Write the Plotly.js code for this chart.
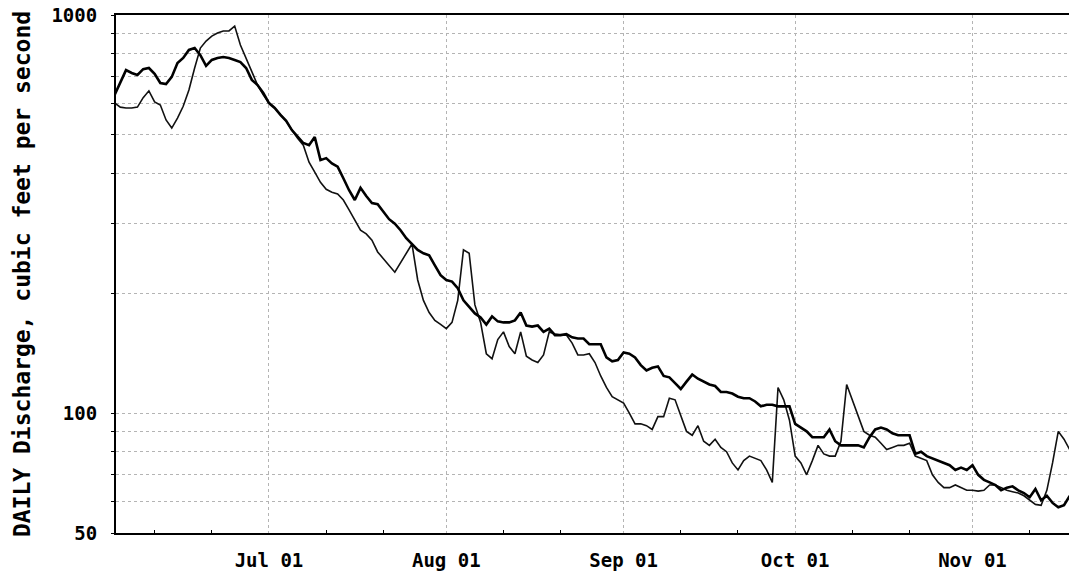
<!DOCTYPE html>
<html>
<head>
<meta charset="utf-8">
<script src="https://cdn.plot.ly/plotly-3.0.1.min.js"></script>
<style>html,body{margin:0;padding:0;background:#fff;}#chart{width:1069px;height:577px;}</style>
</head>
<body>
<div id="chart"></div>
<script>
// First day of both daily series
const startDate = '2001-06-04';

// Thicker series, daily values (cfs), Jun 4 .. Nov 18
const thickJun = [630,675,727,715,707,731,736,712,675,671,699,758,780,817,826,793,745,771,780,784,780,771,762,736,687,667,637];
const thickJul = [601,584,561,542,514,494,477,471,494,432,437,424,416,389,363,343,368,351,337,335,320,307,299,288,275,266,257,252,249,235,222];
const thickAug = [216,214,206,192,185,178,174,167,175,170,169,169,171,179,166,165,166,160,163,157,157,158,155,154,154,149,149,149,138,135,136];
const thickSep = [142,141,138,132,128,130,131,124,123,119,115,120,125,122,120,118,117,113,113,112,110,109,109,107,104,105,105,104,104,104];
const thickOct = [94,92,90,87,87,87,91,85,83,83,83,83,82,87,91,92,91,89,88,88,88,79,80,78,77,76,75,74,72,73,72];
const thickNov = [74,70,68,67,66,64,65,65.5,64,63,61.5,64.5,60.4,62,59.5,58,58.7,62];

// Thinner series, daily values (cfs), Jun 4 .. Nov 18
const thinJun = [601,587,584,584,587,620,645,605,594,545,520,551,590,648,736,826,860,885,901,912,912,938,841,780,719,667,630];
const thinJul = [601,584,564,542,514,490,471,427,403,380,365,359,355,343,324,305,288,282,272,254,245,235,226,238,252,266,216,192,179,171,167];
const thinAug = [163,169,192,257,252,187,169,141,137,153,160,147,141,160,139,136,134,140,160,158,157,157,150,140,140,141,134,124,116,110,108];
const thinSep = [106,100,94,94,93,91,98,98,109,108,98,90,88,93,85,83,86,82,80,75,72,76,78,77,76,72,67,116,108,96];
const thinOct = [78,75,70,76,83,79,78,78,85,118,108,98,90,88,87,84,81,82,83,83,84,78,77,76,70,67,65,65,66,65,64];
const thinNov = [64,63.7,64,66,66,65,64,63.5,63,62,60.4,59,58.7,64,75,90,86,81];

// Axis ticks
const monthTicks = ['2001-07-01','2001-08-01','2001-09-01','2001-10-01','2001-11-01'];
const minorTicks = ['2001-06-11','2001-06-21','2001-07-11','2001-07-21','2001-08-11','2001-08-21','2001-09-11','2001-09-21','2001-10-11','2001-10-21','2001-11-11'];
const yTickVals = [50,60,70,80,90,100,200,300,400,500,600,700,800,900,1000];
const yTickText = ['50','','','','','100','','','','','','','','','1000'];
const yTitle = 'DAILY Discharge, cubic feet per second';

const thick = [].concat(thickJun, thickJul, thickAug, thickSep, thickOct, thickNov);
const thin = [].concat(thinJun, thinJul, thinAug, thinSep, thinOct, thinNov);

function dayList(n) {
  const out = [];
  const d0 = new Date(startDate + 'T00:00:00Z');
  for (let i = 0; i < n; i++) {
    const d = new Date(d0.getTime() + i * 86400000);
    out.push(d.toISOString().slice(0, 10));
  }
  return out;
}

const tickFont = {family: 'DejaVu Sans Mono', size: 19, color: '#000', weight: 'bold'};

const traces = [
  {x: dayList(thin.length), y: thin, type: 'scatter', mode: 'lines',
   line: {color: '#111', width: 1.6}, hoverinfo: 'skip'},
  {x: dayList(thick.length), y: thick, type: 'scatter', mode: 'lines',
   line: {color: '#000', width: 2.6}, hoverinfo: 'skip'}
];

const layout = {
  width: 1069, height: 577,
  margin: {l: 116, r: 0, t: 15, b: 44},
  paper_bgcolor: '#fff', plot_bgcolor: '#fff',
  showlegend: false,
  xaxis: {
    type: 'date',
    range: ['2001-06-04 06:00', '2001-11-17 21:00'],
    tickmode: 'array', tickvals: monthTicks, tickformat: '%b %d',
    tickfont: tickFont, ticks: '', ticklabelstandoff: 9,
    showgrid: true, gridcolor: '#b4b4b4', griddash: 'dot', gridwidth: 1,
    minor: {tickmode: 'array', tickvals: minorTicks, ticks: 'inside', ticklen: 3, tickcolor: '#000', showgrid: false},
    showline: true, linecolor: '#000', linewidth: 2, mirror: true,
    zeroline: false
  },
  yaxis: {
    type: 'log',
    range: [Math.log10(50), 3],
    tickmode: 'array', tickvals: yTickVals, ticktext: yTickText,
    tickfont: tickFont, ticks: 'outside', ticklen: 3, tickcolor: '#000', ticklabelstandoff: 10,
    showgrid: true, gridcolor: '#b4b4b4', griddash: 'dot', gridwidth: 1,
    showline: true, linecolor: '#000', linewidth: 2, mirror: false,
    zeroline: false,
    title: {text: yTitle, font: {family: 'DejaVu Sans Mono', size: 23, color: '#000', weight: 'bold'}, standoff: 14}
  }
};

Plotly.newPlot('chart', traces, layout, {staticPlot: true, displayModeBar: false});
</script>
</body>
</html>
******
■ Aim of the task ■
Every line from the top of the material above through the line with "const startDate = '2001-06-04';" should be duplicated exactly, please; leave out the pictures.

■ Task output ■
Write the Plotly.js code for this chart.
<!DOCTYPE html>
<html>
<head>
<meta charset="utf-8">
<script src="https://cdn.plot.ly/plotly-3.0.1.min.js"></script>
<style>html,body{margin:0;padding:0;background:#fff;}#chart{width:1069px;height:577px;}</style>
</head>
<body>
<div id="chart"></div>
<script>
// First day of both daily series
const startDate = '2001-06-04';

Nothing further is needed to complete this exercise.